L’Observatoire International des Prisons a récemment organisé à Bordeaux une intéressante rencontre-débat sur le thème « Prisons, un service public ? Qu’en savons-nous ? »
Organisée avant les attentats du 13 novembre, cette rencontre a eu lieu quelques jours après, alors qu’une très forte demande sécuritaire s’exprime dans l’opinion. Demander moins d’incarcération et plus de peines alternatives ne va pas vraiment dans le sens du vent.
La soirée s’est ouverte par la projection d’un court métrage (10 minutes) réalisé par Jean Rubak et Amélie Compain dans le cadre d’un atelier vidéo avec des détenus de la Maison Centrale de Saint Martin de Ré. Il s’agit d’une fiction au scénario décapant. Le directeur d’une grosse entreprise de travaux publics se désole de ce que, la criminalité étant en baisse, les établissements pénitentiaires se vident et les commandes de nouvelles prisons en partenariat public-privé s’assèchent. Il convient de réagir à cette désagréable situation pour retrouver un business profitable. Le directeur de la communication réunit un général, un médecin et un juge, qui rivalisent d’idées saugrenues sur le thème « la prison pour tous » ! De la colonie de vacances pénitentiaire à la résidence hôtelière carcérale, tout est bon à prendre si cela fait vendre du béton. Car, on le sait, « quand le bâtiment va… »
Les cinq comédiens amateurs sont des détenus de Saint Martin de Ré. Le film a été tourné dans un local exigu de 18m² sans fenêtre. Le « décor » du bureau du directeur de l’entreprise de BTP a été réalisé à partir de dessins sur lesquels les images des acteurs, préalablement découpées, ont été collées au montage. Produit par le Festival du Film de La Rochelle, ce film est une pépite d’inventivité et de drôlerie.
Les détenus de Saint Martin de Ré purgent de longues peines, sanctionnant les crimes qu’ils ont commis. Au cours du débat organisé à Bordeaux par l’OIP, la question des très longues peines a été discutée. La pression populaire va dans le sens d’enfermer les auteurs d’actes horribles aussi longtemps que possible. Il s’agirait de les retrancher de la société, comme le faisait la peine capitale, qui retranchait un condamné du monde des humains en lui tranchant la tête.
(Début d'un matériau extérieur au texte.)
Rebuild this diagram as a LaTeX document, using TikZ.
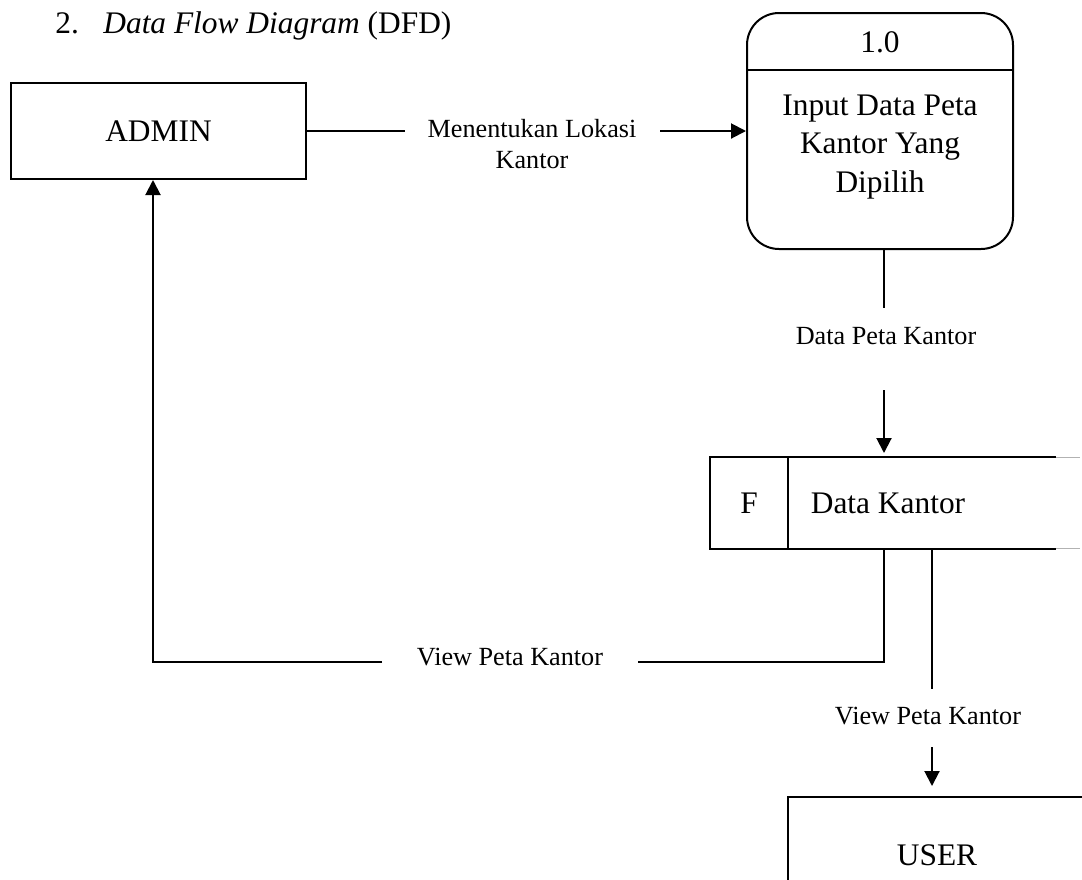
\documentclass[tikz,border=0pt]{standalone}
\usepackage{fontspec}
\setmainfont{Liberation Serif}
\usetikzlibrary{arrows.meta,positioning}

\tikzset{
  flow/.style={line width=1pt},
  arrowflow/.style={flow,-{Triangle[length=7.5pt,width=7.5pt]}},
  entity/.style={draw,line width=1pt,minimum width=147.5pt,minimum height=48pt,inner sep=0pt,font=\fontsize{15.7}{19.25}\selectfont},
  biglabel/.style={font=\fontsize{15.7}{19.25}\selectfont,inner sep=0pt},
  flowlabel/.style={font=\fontsize{13.1}{15.5}\selectfont,align=center,inner sep=0pt},
}

\begin{document}
\begin{tikzpicture}[x=0.5pt,y=-0.5pt]
	\useasboundingbox (0,0) rectangle (1082,879);
	
	% judul
	\node[biglabel,anchor=base west] (judul) at (55,33) {\makebox[24pt][l]{2.}\textit{Data Flow Diagram} (DFD)};
	
	% entitas luar
	\node[entity] (admin) at (158.5,131) {ADMIN};
	\node[entity,minimum width=149pt,minimum height=58pt] (user) at (937,855) {USER};
	
	% proses 1.0
	\node[draw,line width=1pt,rounded corners=16pt,minimum width=133pt,minimum height=118pt] (proses) at (880,131) {};
	\coordinate (garis) at (0,70);
	\draw[flow] (proses.west |- garis) -- (proses.east |- garis);
	\node[biglabel] (nomor) at (880,42) {1.0};
	\node[biglabel,align=center] (namaproses) at (880,147) {Input Data Peta\\Kantor Yang\\Dipilih};
	
	% data store
	\node[inner sep=0pt,minimum width=172.5pt,minimum height=45.5pt,anchor=north west] (store) at (710,457) {};
	\coordinate (sekat) at (788,0);
	\draw[flow] (store.north east) -- (store.north west) -- (store.south west) -- (store.south east);
	\draw[gray!60,line width=0.5pt] (store.north east) -- ++(24,0);
	\draw[gray!60,line width=0.5pt] (store.south east) -- ++(24,0);
	\draw[flow] (store.north -| sekat) -- (store.south -| sekat);
	\node[biglabel] (f) at (749,503) {F};
	\node[biglabel] (datakantor) at (888,503) {Data Kantor};
	
	% aliran data
	\coordinate (a1) at (405,131);
	\coordinate (a2) at (660,131);
	\draw[flow] (admin) -- (a1);
	\node[flowlabel] (lokasi) at (532,144) {Menentukan Lokasi\\Kantor};
	\draw[arrowflow] (a2) -- (proses);
	
	\coordinate (b1) at (884,308);
	\coordinate (b2) at (884,390);
	\draw[flow] (proses.south -| b1) -- (b1);
	\node[flowlabel] (datapeta) at (886,336) {Data Peta Kantor};
	\draw[arrowflow,shorten >=2pt] (b2) -- (store.north -| b2);
	
	\coordinate (c1) at (884,662);
	\coordinate (c2) at (638,662);
	\coordinate (c3) at (382,662);
	\coordinate (c4) at (153,662);
	\draw[flow] (store.south -| c1) -- (c1) -- (c2);
	\node[flowlabel] (view1) at (510,657) {View Peta Kantor};
	\draw[arrowflow] (c3) -- (c4) -- (admin.south -| c4);
	
	\coordinate (d1) at (932,689);
	\coordinate (d2) at (932,747);
	\draw[flow] (store.south -| d1) -- (d1);
	\node[flowlabel] (view2) at (928,716) {View Peta Kantor};
	\draw[arrowflow,shorten >=5pt] (d2) -- (user.north -| d2);
\end{tikzpicture}
\end{document}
L’expérience montre qu’à leur sortie après 10 ou 20 ans de prison, les détenus se trouvent souvent inadaptés à la vie en société. Il leur faut réapprendre les gestes de la vie quotidienne et s’ajuster à un monde qui a changé en leur absence, alors que leur jeunesse est derrière eux. Certains, abrutis de solitude et de médicaments, sortent de prison usés, incapables de se prendre en charge. D’autres, engagés dans une spirale de ressentiment et de haine, ne pensent qu’à leur vengeance, et gare à qui se trouvera ou se retrouvera sur le chemin de ces fauves.
Le film de Jean Rubak et Amélie Compain donne aux détenus la parole, comme le font des groupes de parole organisés par des psychologues, ou bien encore les visiteurs de prison dans l’espace de confidence personnelle qu’ils ouvrent semaine après semaine. La violence nait parfois d’un déficit de mots, de l’incapacité d’exprimer un mal-être autrement que par les poings ou par les armes. Mettre des mots soulage, parfois, les maux.